I use to write them manually, but alot of times I'd end up forgetting. Now using FreeMileLog.com . Simple and easy to use, plus its FREE.


----------



## Taksomotor (Mar 19, 2019)

I use Stride Tax, but not very happy with it. I have a feeling it slows down my phone significantly. Also you cannot see full reports except by downloading a file.


----------



## uberferno (Jan 18, 2016)

Do you use the automatic tracker? Ive had issues that the miles tracked where actually under what my odometer read. Now i go by starting miles, ending miles.


----------



## Taksomotor (Mar 19, 2019)

Starting/Ending miles might actually be a good solution.


----------



## BigRedDriver (Nov 28, 2018)

Trip Log in manual mode. I then transfer the totals daily into quickbooks. Makes quarterly taxes quite easy. Pro costs $40 per year I think


----------



## BigJohn (Jan 27, 2016)

Everlance


----------



## ScubaMark (Oct 5, 2017)

I recomend MileTracker. You can enter start/stop mules, use auto tracking, either way. For iPhone.


----------



## uberferno (Jan 18, 2016)

BigJohn said:


> Everlance


I've used this maybe 2 years ago, i dont remember the reason why stopped. I think the auto tracker was crap.


----------



## Ubernomics (Nov 11, 2015)

uberferno said:


> I use to write them manually, but alot of times I'd end up forgetting. Now using FreeMileLog.com . Simple and easy to use, plus its FREE.


Use "simply auto" in play store, great app. Turn on autolog, don't forget


----------



## BigJohn (Jan 27, 2016)

uberferno said:


> I've used this maybe 2 years ago, i dont remember the reason why stopped. I think the auto tracker was crap.


I have been using it since Dec 2017 and it has been working great with no problems.


----------



## TBone (Jan 19, 2015)

Quicken self employed. Its expensive at $18 a month but it pre pays the tax return so filing is free. It also cut my tax prep down to an hour or so last year.
It can also be used for multiple businesses.


----------



## EddieG (Jan 4, 2016)

I take a picture of my odometer and then transfer it to Excel. EVERY IRS approved mileage form I've ever seen has starting and ending odometer readings. I'm not sure how the apps are IRS approved. If anyone has any insight, would like to hear it.


----------



## oicu812 (Aug 29, 2016)

MileIQ.


----------



## ScubaMark (Oct 5, 2017)

MileTracker records beginning and ending mileage even in automatic mode (but you have to set it first) and I have found it very accurate. I have to resync the starting mileage maybe once a week


----------



## BigJohn (Jan 27, 2016)

EddieG said:


> EVERY IRS approved mileage form I've ever seen has starting and ending odometer readings. I'm not sure how the apps are IRS approved.

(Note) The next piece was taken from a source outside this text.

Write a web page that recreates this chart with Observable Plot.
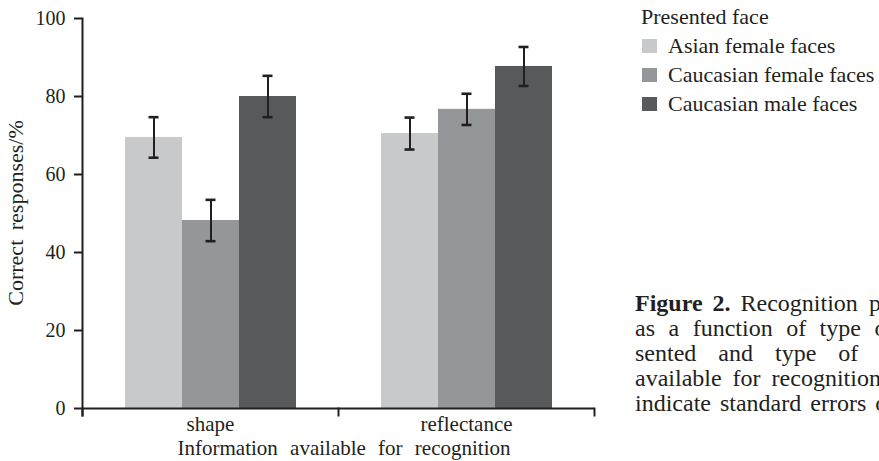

There is no such thing as an IRS approved form or IRS approved app. Those are marketing phrases used by companies to get you to buy their products. The IRS does not in any way review or approve those.

In an audit, you will have to prove the mileage amounts you are claiming for deductions, whether for business or charity or medical. The standard of proof is a list comprising of some combination of items(factors) that "prove" the total mileage claimed is accurate and truthful. Generally speaking, a log of a list broken down by day showing this many miles that day for this purpose and then the totals matching closely to staring and ending odometer readings for the year serve as proof.

So:

If you keep a log of your starting and ending odometer per day and use using a notepad, you are covered.
If you use an app on a smart phone that tracks your movement and provides reports you are covered.
If you buy a vehicle activity log book and keep track of activities and mileage or odometers in there you are covered.


----------